On Thu, Jan 10, 2019 at 04:02:53PM +0800, Zhenzhong Duan wrote:
> Hi Maintainer,
>
>
> There is a question confused me for days. Appreciate an answer.
>
> In below code, the comment says we never have more than 4 nested contexts.
>
> What happen if debug and mce exceptions nest with the four, or we ensure it
> never happen?

MCE and NMI really should not use spinlocks at all since they cannot be
masked.


2019-01-11 09:41:07

by Peter Zijlstra

[permalink] [raw]
Subject: Re: Question about qspinlock nest

On Fri, Jan 11, 2019 at 04:06:52PM +0800, Zhenzhong Duan wrote:
>
> On 2019/1/10 22:43, Waiman Long wrote:
> > On 01/10/2019 03:02 AM, Zhenzhong Duan wrote:
> > > Hi Maintainer,
> > >
> > >
> > > There is a question confused me for days. Appreciate an answer.
> > >
> > > In below code, the comment says we never have more than 4 nested
> > > contexts.
> > >
> > > What happen if debug and mce exceptions nest with the four, or we
> > > ensure it never happen?
> > >
> > >
> > > /*
> > > ?* Per-CPU queue node structures; we can never have more than 4 nested
> > > ?* contexts: task, softirq, hardirq, nmi.
> > > ?*
> > > ?* Exactly fits one 64-byte cacheline on a 64-bit architecture.
> > > ?*
> > > ?* PV doubles the storage and uses the second cacheline for PV state.
> > > ?*/
> > > static DEFINE_PER_CPU_ALIGNED(struct qnode, qnodes[MAX_NODES]);
> > >
> > Yes, both debug and mce exceptions are some kind of NMIs. So
> > theoretically, it is possible to have more than four. Are you aware of
> > any debug and MCE exception handlers that need to take a spinlock for
> > synchronization?
>
> Not for debug exception, for MCE exception handler I found below two:
>
> do_machine_check->mce_report_event->schedule_work
> do_machine_check->force_sig->force_sig_info
>
> schedule_work() and force_sig_info() take spinlocks.

Boris, how can this be?

2019-01-11 20:57:32

by Borislav Petkov

[permalink] [raw]
Subject: Re: Question about qspinlock nest

On Fri, Jan 11, 2019 at 10:16:38AM +0100, Peter Zijlstra wrote:
> > Not for debug exception, for MCE exception handler I found below two:
> >
> > do_machine_check->mce_report_event->schedule_work

That has been the case at least since 2009. We probably never hit it or
I've never seen a deadlock caused by it.

> > do_machine_check->force_sig->force_sig_info

This does:

ist_begin_non_atomic(regs);
local_irq_enable();

before forcing the signal. And there's blurb above
ist_begin_non_atomic() why it is OK to schedule when the exception came
from usermode.

--
Regards/Gruss,
Boris.

Good mailing practices for 400: avoid top-posting and trim the reply.

2019-01-11 20:59:40

by James Morse

[permalink] [raw]
Subject: Re: Question about qspinlock nest

Hi Peter,

On 10/01/2019 20:12, Peter Zijlstra wrote:
> On Thu, Jan 10, 2019 at 06:25:57PM +0000, James Morse wrote:
>
>> On arm64 if all the RAS and psuedo-NMI patches land, our worst-case interleaving
>> jumps to at least 7. The culprit is APEI using spinlocks to protect fixmap slots.
>>
>> I have an RFC to bump the number of node bits from 2 to 3, but as this is APEI
>> four times, it may be preferable to make it use something other than spinlocks.
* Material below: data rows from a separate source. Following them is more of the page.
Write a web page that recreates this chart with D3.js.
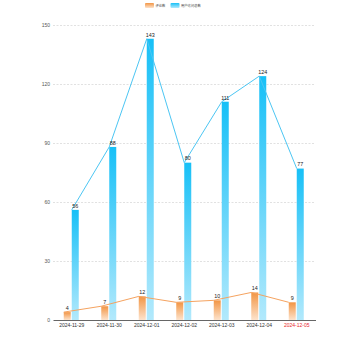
<!DOCTYPE html>
<html><head><meta charset="utf-8">
<script src="https://cdn.jsdelivr.net/npm/d3@7"></script>
<style>html,body{margin:0;padding:0;background:#fff;}svg{display:block;}</style>
</head><body>
<svg id="chart" width="350" height="350"></svg>
<script>
const categories = ["2024-11-29","2024-11-30","2024-12-01","2024-12-02","2024-12-03","2024-12-04","2024-12-05"];
const seriesNames = ["评论数","用户访问总数"];
const comments = [4,7,12,9,10,14,9];
const visits = [56,88,143,80,111,124,77];
const yTicks = [0,30,60,90,120,150];
const highlightCategory = "2024-12-05";

const svg = d3.select("#chart");
const M = {left:53, right:315.5, top:25, bottom:320};
const x = d3.scaleBand().domain(categories).range([M.left, M.right]).padding(0);
const y = d3.scaleLinear().domain([0,150]).range([M.bottom, M.top]);
const sub = d3.scaleBand().domain(seriesNames).range([-8,7]).paddingInner(0.125);
const cx = c => x(c) + x.bandwidth()/2;
const FONT = "Liberation Sans, Arial, sans-serif";

const defs = svg.append("defs");
function grad(id, top, bottom){
  const g = defs.append("linearGradient").attr("id",id).attr("x1",0).attr("y1",0).attr("x2",0).attr("y2",1);
  g.append("stop").attr("offset","0%").attr("stop-color",top);
  g.append("stop").attr("offset","100%").attr("stop-color",bottom);
}
grad("gOrange","#f29544","#fde3cc");
grad("gBlue","#17c0f7","#b2e9fc");

// grid
const yAxis = d3.axisLeft(y).tickValues(yTicks).tickSize(-(M.right-M.left)).tickPadding(3);
const ga = svg.append("g").attr("transform",`translate(${M.left},0)`).call(yAxis);
ga.select(".domain").remove();
ga.selectAll(".tick line").attr("stroke","#d4d4d4").attr("stroke-dasharray","2,1.5").attr("stroke-width",0.7)
  .filter(d=>d===0).remove();
ga.selectAll(".tick text").attr("font-size","5px").attr("fill","#555").attr("font-family",FONT);

// bars
const data = [comments, visits];
const fills = ["url(#gOrange)","url(#gBlue)"];
seriesNames.forEach((s,si)=>{
  svg.append("g").selectAll("rect").data(categories).join("rect")
    .attr("x", c => cx(c) + sub(s))
    .attr("width", sub.bandwidth())
    .attr("y", (c,i) => y(data[si][i]))
    .attr("height", (c,i) => y(0) - y(data[si][i]))
    .attr("fill", fills[si]);
});

// lines
const lineColors = ["#f5a360","#4cc6f3"];
seriesNames.forEach((s,si)=>{
  const line = d3.line().x((d,i)=>cx(categories[i]) + sub(s)).y(d=>y(d));
  svg.append("path").datum(data[si]).attr("d",line).attr("fill","none")
    .attr("stroke",lineColors[si]).attr("stroke-width",1);
});

// value labels
seriesNames.forEach((s,si)=>{
  svg.append("g").selectAll("text").data(categories).join("text")
    .attr("x", c => cx(c) + sub(s) + sub.bandwidth()/2)
    .attr("y", (c,i) => y(data[si][i]) - 2.2)
    .attr("text-anchor","middle")
    .attr("font-size","5.4px").attr("fill","#222")
    .attr("font-family",FONT)
    .text((c,i)=>data[si][i]);
});

// x axis
const xAxis = d3.axisBottom(x).tickSize(0).tickPadding(3);
const gx = svg.append("g").attr("transform",`translate(0,${M.bottom})`).call(xAxis);
gx.select(".domain").attr("stroke","#555").attr("stroke-width",0.9);
gx.selectAll(".tick text").attr("font-size","5px").attr("font-family",FONT)
  .attr("fill", d => d===highlightCategory ? "#e8262a" : "#333");

// legend
const legend = svg.append("g");
const legendItems = [{name:seriesNames[0], x:145, fill:"url(#gOrange)"},{name:seriesNames[1], x:170.5, fill:"url(#gBlue)"}];
legendItems.forEach(it=>{
  legend.append("rect").attr("x",it.x).attr("y",3).attr("width",9).attr("height",5).attr("rx",1).attr("fill",it.fill);
  legend.append("text").attr("x",it.x+10.5).attr("y",7.3).attr("font-size","3.3px").attr("fill","#444")
    .attr("font-family","Noto Sans CJK SC, sans-serif").text(it.name);
});
</script>
</body></html>
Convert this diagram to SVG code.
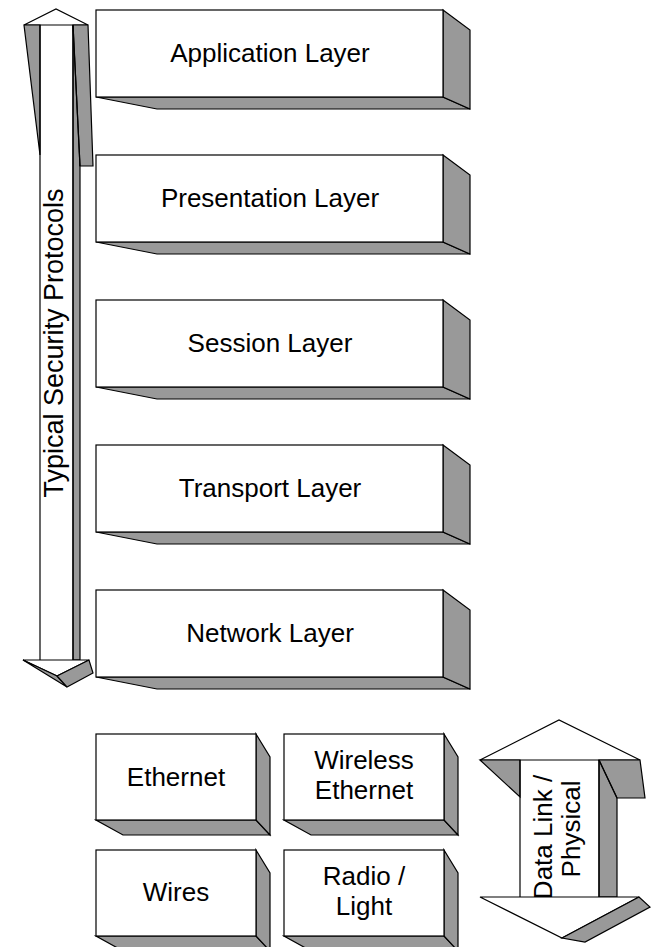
<svg xmlns="http://www.w3.org/2000/svg" width="652" height="947" viewBox="0 0 652 947">
  <style>
    .face { fill: #ffffff; stroke: #000000; stroke-width: 1.2; stroke-linejoin: miter; }
    .shade { fill: #999999; stroke: #000000; stroke-width: 1.2; stroke-linejoin: miter; }
    .line { fill: none; stroke: #000000; stroke-width: 1.2; }
    .label { font-family: "Liberation Sans", Arial, sans-serif; font-size: 26px; fill: #000000; text-anchor: middle; }
    .vlabel { font-size: 27px; }
  </style>
  <defs>
    <!-- layer block: front face 347x87 with side and bottom bevels -->
    <g id="layerBlock">
      <polygon class="shade" points="0,87 347,87 374,99 61,99"/>
      <polygon class="shade" points="347,0 374,20 374,99 347,87"/>
      <rect class="face" x="0" y="0" width="347" height="87"/>
    </g>
    <!-- small medium block: front face 160x86 -->
    <g id="smallBlock">
      <polygon class="shade" points="0,86 160,86 174,101 27,101"/>
      <polygon class="shade" points="160,0 174,23 174,101 160,86"/>
      <rect class="face" x="0" y="0" width="160" height="86"/>
    </g>
  </defs>

  <!-- left double arrow: Typical Security Protocols -->
  <g id="security-arrow">
    <rect x="40" y="25" width="33" height="635" fill="#ffffff"/>
    <rect class="shade" x="73" y="25" width="7" height="635"/>
    <polygon class="face" points="24,25 56,9 88,25"/>
    <polygon class="shade" points="24,25 40,25 40,155"/>
    <polygon class="shade" points="73,25 88,25 93,166 80,166"/>
    <line class="line" x1="73" y1="25" x2="80" y2="166"/>
    <line class="line" x1="40" y1="25" x2="40" y2="660"/>
    <line class="line" x1="73" y1="25" x2="73" y2="660"/>
    <polygon class="face" points="23,660 40,660 73,660 89,660 57,676"/>
    <polygon class="shade" points="23,660 57,676 67,687"/>
    <polygon class="shade" points="57,676 89,660 93,673 67,687"/>
    <text class="label vlabel" transform="translate(63,343) rotate(-90)">Typical Security Protocols</text>
  </g>

  <g id="application-layer">
    <use href="#layerBlock" x="96" y="10"/>
    <text class="label" x="270" y="62">Application Layer</text>
  </g>
  <g id="presentation-layer">
    <use href="#layerBlock" x="96" y="155"/>
    <text class="label" x="270" y="207">Presentation Layer</text>
  </g>
  <g id="session-layer">
    <use href="#layerBlock" x="96" y="300"/>
    <text class="label" x="270" y="352">Session Layer</text>
  </g>
  <g id="transport-layer">
    <use href="#layerBlock" x="96" y="445"/>
    <text class="label" x="270" y="497">Transport Layer</text>
  </g>
  <g id="network-layer">
    <use href="#layerBlock" x="96" y="590"/>
    <text class="label" x="270" y="642">Network Layer</text>
  </g>

  <g id="ethernet">
    <use href="#smallBlock" x="96" y="734"/>
    <text class="label" x="176" y="786">Ethernet</text>
  </g>
  <g id="wireless-ethernet">
    <use href="#smallBlock" x="284" y="734"/>
    <text class="label" x="364" y="769">Wireless</text>
    <text class="label" x="364" y="799">Ethernet</text>
  </g>
  <g id="wires">
    <use href="#smallBlock" x="96" y="850"/>
    <text class="label" x="176" y="901">Wires</text>
  </g>
  <g id="radio-light">
    <use href="#smallBlock" x="284" y="850"/>
    <text class="label" x="364" y="885">Radio /</text>
    <text class="label" x="364" y="915">Light</text>
  </g>

  <!-- right double arrow: Data Link / Physical -->
  <g id="datalink-arrow">
    <rect x="520" y="760" width="79" height="137" fill="#ffffff"/>
    <rect class="shade" x="599" y="760" width="18" height="137"/>
    <polygon class="face" points="480,760 559,720 640,760"/>
    <polygon class="shade" points="480,760 520,760 520,797"/>
    <polygon class="shade" points="599,760 640,760 645,798 617,798"/>
    <line class="line" x1="599" y1="760" x2="617" y2="798"/>
    <line class="line" x1="520" y1="760" x2="520" y2="897"/>
    <line class="line" x1="599" y1="760" x2="599" y2="897"/>
    <polygon class="face" points="480,897 520,897 599,897 639,897 562,938"/>
    <polygon class="shade" points="562,938 639,897 650,907 585,942"/>
    <text class="label" transform="translate(552,837) rotate(-90)">Data Link /</text>
    <text class="label" transform="translate(580,829) rotate(-90)">Physical</text>
  </g>
</svg>
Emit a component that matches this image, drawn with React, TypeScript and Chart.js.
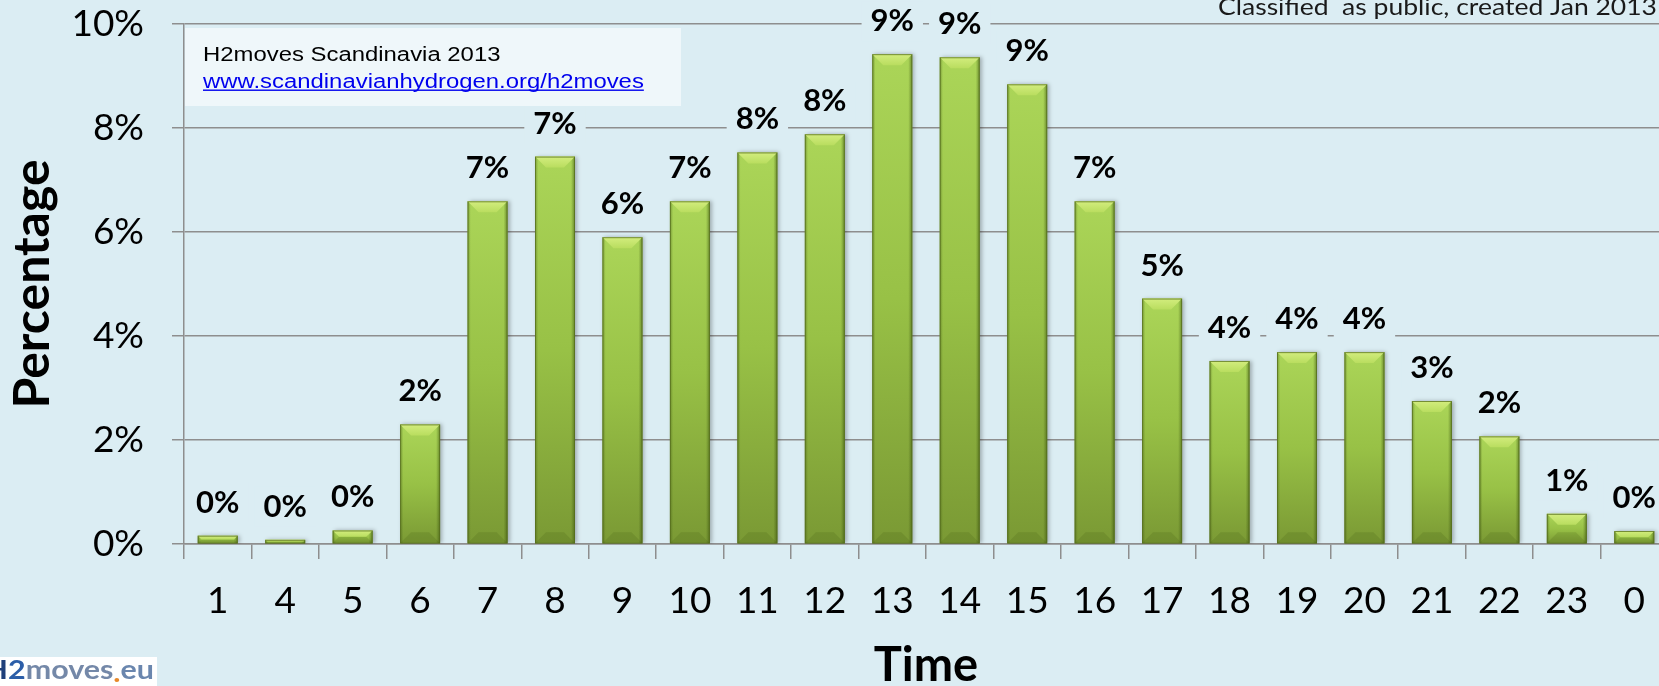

>> The worst-case order is below. Each one masks those before it:
>> 1. process context
>> 2. soft-irq
>> 3. hard-irq
>> 4. psuedo-nmi [0]
>> - using the irqchip priorities to configure some IRQs as NMI.
>> 5. SError [1]
>> - a bit like an asynchronous MCE. ACPI allows this to convey CPER records,
>> requiring an APEI call.
>> 6&7. SDEI [2]
>> - a firmware triggered software interrupt, only its two of them, either of
>> which could convey CPER records.
>> 8. Synchronous external abort
>> - again, similar to MCE. There are systems using this with APEI.

> The thing is, everything non-maskable (NMI like) really should not be
> using spinlocks at all.
>
> I otherwise have no clue about wth APEI is, but it sounds like horrible
> crap ;-)

I think you've called it that before!: its that GHES thing in drivers/acpi/apei.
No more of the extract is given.